Tra le molteplici opere iconiche, va ricordata la bellezza del piccolo Reliquiario architettonico argenteo, la Mitria del Cardinale Ludovico II Torres con motivi floreali aggettivati dall’uso diffuso di perline, la piccola Pace argentea di Muzio Zagaroli istoriata con scene dell’Adorazione dei Magi e la preziosa Cassetta reliquiaria in avorio della Bottega degli Embriachi, il vivace Secchiello argenteo cesellato, il Calice in corallo e filigrana d’argento di area trapanese.

Suggestivo, tra tantissime singolarità artistiche, resta il Faldistorio Rococò commissionato dall’Arcivescovo Iacopo Bonanno, pissidi e calici sbalzati e cesellati tra cui spiccano gli interessanti Ostensori a raggera, le opere pittoriche barocche della Crocifissione di area fiamminga, e della Madonna della Misericordia di Filippo De Vadder, la Crocifissione di Sant’Andrea di area genovese.

È la piccola Cappella Neoclassica con volta ribassata decorata e con importanti opere pittoriche di Giuseppe Patania e Anna Turrisi Colonna (Madonna con Bambino e San Giovannino) a concludere la visita al piano a meno della Sala Etnoantropologica.

Al suo interno sono esposte singolarità esaltanti, dagli ex-voto ai reliquiari, dalle piccole teche contenenti bambini alle interessanti pitture su vetro, dalla Madonna del Latte di Pietro Antonio Novelli (una tra le sue 42 censite) alla rarissima lunga Pinza in argento per la somministrazione eucaristica usata per interagire con gli appestati.

C’è spazio anche per la Addolorata che ebbe a lacrimare nel Settecento e per il relativo fazzoletto che ne asciugò le lacrime, qui opportunamente custoditi l’uno in vicinanza dell’altra.

A questo punto il regalo che la Diocesi di Monreale compone per quanti hanno già potuto ammirare la sacralità della bellezza cristiana composta nello scorrere inesorabile dei secoli, è la possibilità di visitare, con lo stesso biglietto del Museo Diocesano, la strabiliante bellezza senza tempo della Cappella Roano, un tripudio di marmi mischi e tramischi in cui scultura e spazio architettonico mirano ad elevare il visitatore allo sguardo imposto dal committente illuminato che fu lo spagnolo Giovanni Roano, ma questa è un’altra storia.

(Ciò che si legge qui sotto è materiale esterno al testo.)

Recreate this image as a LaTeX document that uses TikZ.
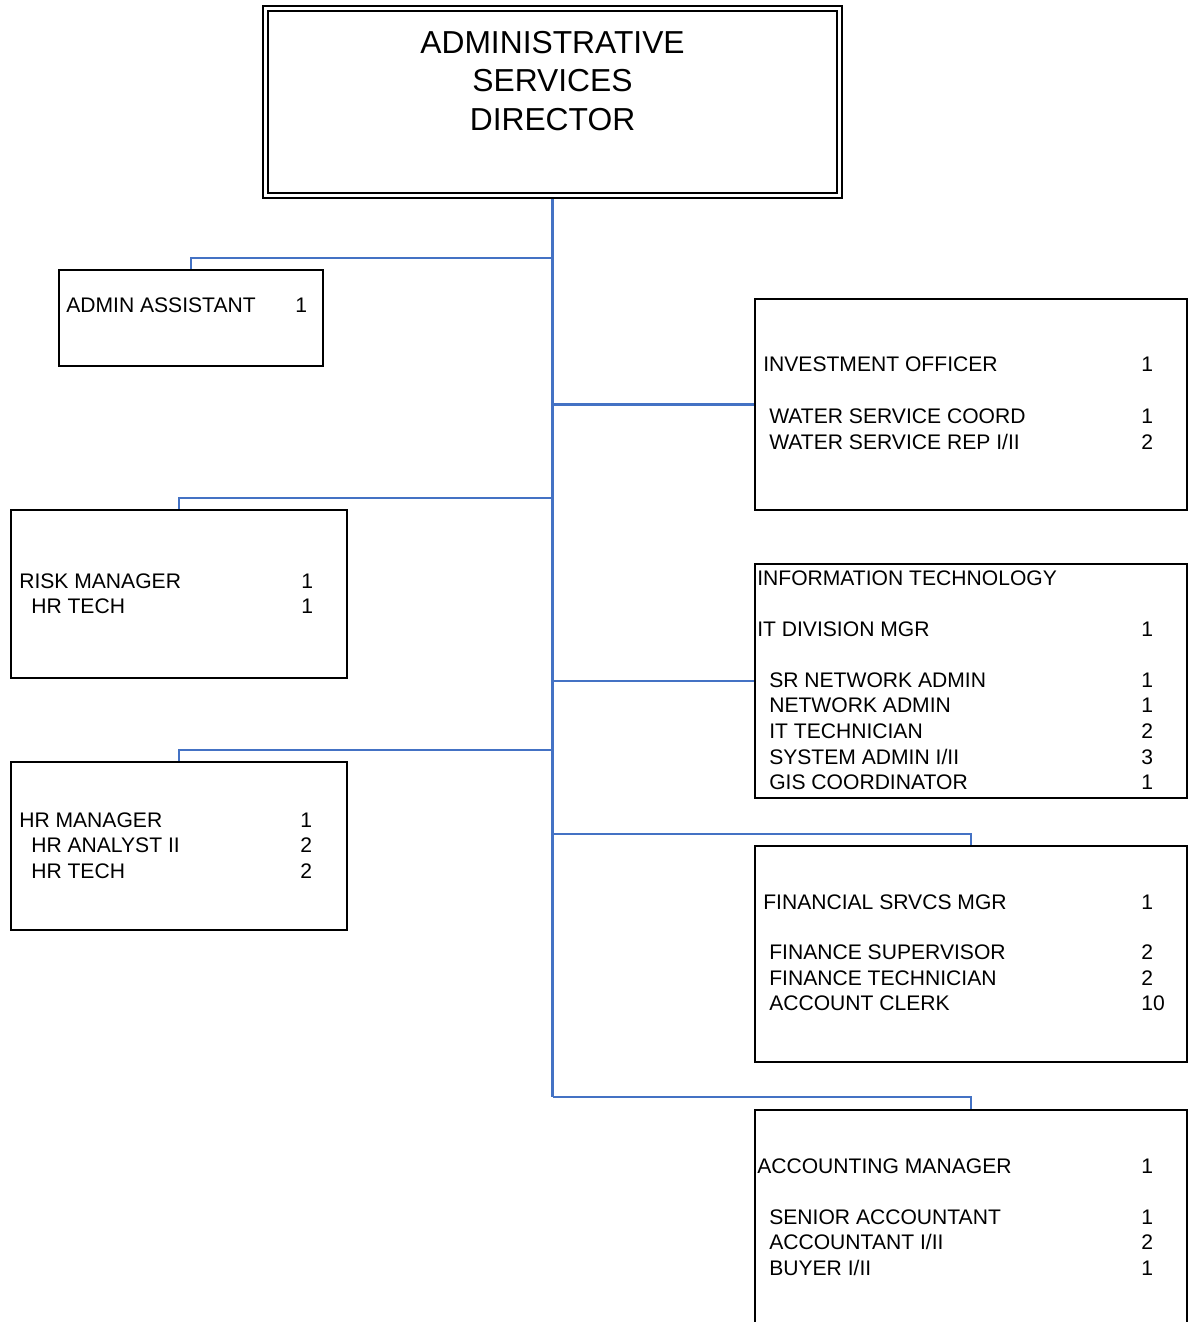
\documentclass[tikz,border=0pt]{standalone}
\usepackage{fontspec}
\setmainfont{Liberation Sans}
\usetikzlibrary{fit}
\definecolor{linkblue}{RGB}{68,114,196}
\tikzset{box/.style={draw, line width=1.4pt, inner sep=0pt},
  link/.style={linkblue, line width=1.5pt},
  role/.style={anchor=base west, inner sep=0pt, font=\fontsize{15}{18}\selectfont}}

\begin{document}
\begin{tikzpicture}[x=0.025cm, y=-0.025cm]
  \useasboundingbox (0,0) rectangle (1190,1322);
  \node[box, double, line width=1.1pt, double distance=2.4pt,
    fit={(265.5,8.5) (839.5,195.5)}] (dir) {};
  \node[anchor=north, inner sep=0pt, align=center,
    font=\fontsize{22.6}{27.3}\selectfont] (dirtxt) at (552.5,31)
    {ADMINISTRATIVE\\SERVICES\\DIRECTOR};
  % boxes
  \node[box, fit={(59,270) (323,366)}] (admin) {};
  \node[box, fit={(755,299) (1187,510)}] (invest) {};
  \node[box, fit={(11,510) (347,678)}] (risk) {};
  \node[box, fit={(755,564) (1187,798)}] (itech) {};
  \node[box, fit={(11,762) (347,930)}] (hr) {};
  \node[box, fit={(755,846) (1187,1062)}] (fin) {};
  \node[box, fit={(755,1110) (1187,1360)}] (acct) {};
  % connectors
  \coordinate (trunkend) at (dir.south |- 0,1097);
  \draw[link, shorten <=2pt] (dir.south) -- (trunkend);
  \draw[link] (dir.south |- 0,258) -| (admin.north);
  \draw[link] (dir.south |- invest.west) -- (invest.west);
  \draw[link] (dir.south |- 0,498) -| (risk.north);
  \draw[link] (dir.south |- itech.west) -- (itech.west);
  \draw[link] (dir.south |- 0,750) -| (hr.north);
  \draw[link] (dir.south |- 0,834) -| (fin.north);
  \draw[link] (trunkend) -| (acct.north);
  % texts
  \node[role] (ithead) at (757,585) {INFORMATION TECHNOLOGY};
  \foreach \x/\y/\t/\n/\nx in {66/312/{ADMIN ASSISTANT}/1/295,
      763/371/{INVESTMENT OFFICER}/1/1141,
      769/423/{WATER SERVICE COORD}/1/1141,
      769/449/{WATER SERVICE REP I/II}/2/1141,
      19/588/{RISK MANAGER}/1/301,
      31/613/{HR TECH}/1/301,
      757/636/{IT DIVISION MGR}/1/1141,
      769/687/{SR NETWORK ADMIN}/1/1141,
      769/712/{NETWORK ADMIN}/1/1141,
      769/738/{IT TECHNICIAN}/2/1141,
      769/764/{SYSTEM ADMIN I/II}/3/1141,
      769/789/{GIS COORDINATOR}/1/1141,
      19/827/{HR MANAGER}/1/300,
      31/852/{HR ANALYST II}/2/300,
      31/878/{HR TECH}/2/300,
      763/909/{FINANCIAL SRVCS MGR}/1/1141,
      769/959/{FINANCE SUPERVISOR}/2/1141,
      769/985/{FINANCE TECHNICIAN}/2/1141,
      769/1010/{ACCOUNT CLERK}/10/1141,
      757/1173/{ACCOUNTING MANAGER}/1/1141,
      769/1224/{SENIOR ACCOUNTANT}/1/1141,
      769/1249/{ACCOUNTANT I/II}/2/1141,
      769/1275/{BUYER I/II}/1/1141}{
    \node[role] (t\y) at (\x,\y) {\t};
    \node[role] (n\y) at (\nx,\y) {\n};
  }
\end{tikzpicture}
\end{document}
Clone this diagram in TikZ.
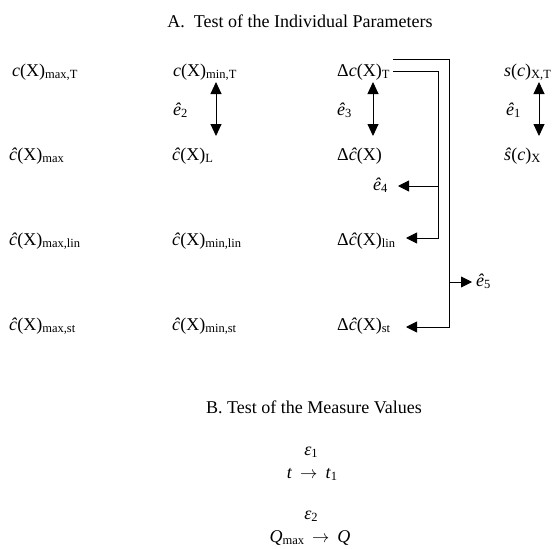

In un momento di crisi globale di sistema come è l’attualità di questi anni bui e tempestosi, la luce proveniente da luoghi costruiti sulle fondamenta cristiane della bellezza, indipendentemente dal personale credo religioso, è in grado di illuminare coscienze e azioni. Accade in tutta Italia e Sicilia con particolare vigore espressivo, e accade qui a Monreale dove il sincretismo artistico e religioso ha inciso letteralmente preziose pagine determinanti dei manuali di Storia dell’arte europea. Resta inciso che il Diocesano di Monreale, nella cura degli spazi e nella vasta offerta di attività collaterali, nella volontà trasversale di apertura a studiosi e turisti da parte della Diocesi, nel grande lavoro condotto dal direttore aggiunto Lisa Sciortino, e nell’unicità di interconnessione dei luoghi, si impone nel panorama provinciale e regionale come importante nodo di passaggio.

Il consiglio dunque è quello di visitare il complesso museale magari in compagnia dell’ottimo contributo scientifico rappresentato dalla guida sintetica appositamente pensata (L. Sciortino, Il Museo Diocesano di Monreale, Palermo 2016, pp.128, idioma italiano/inglese, euro 10).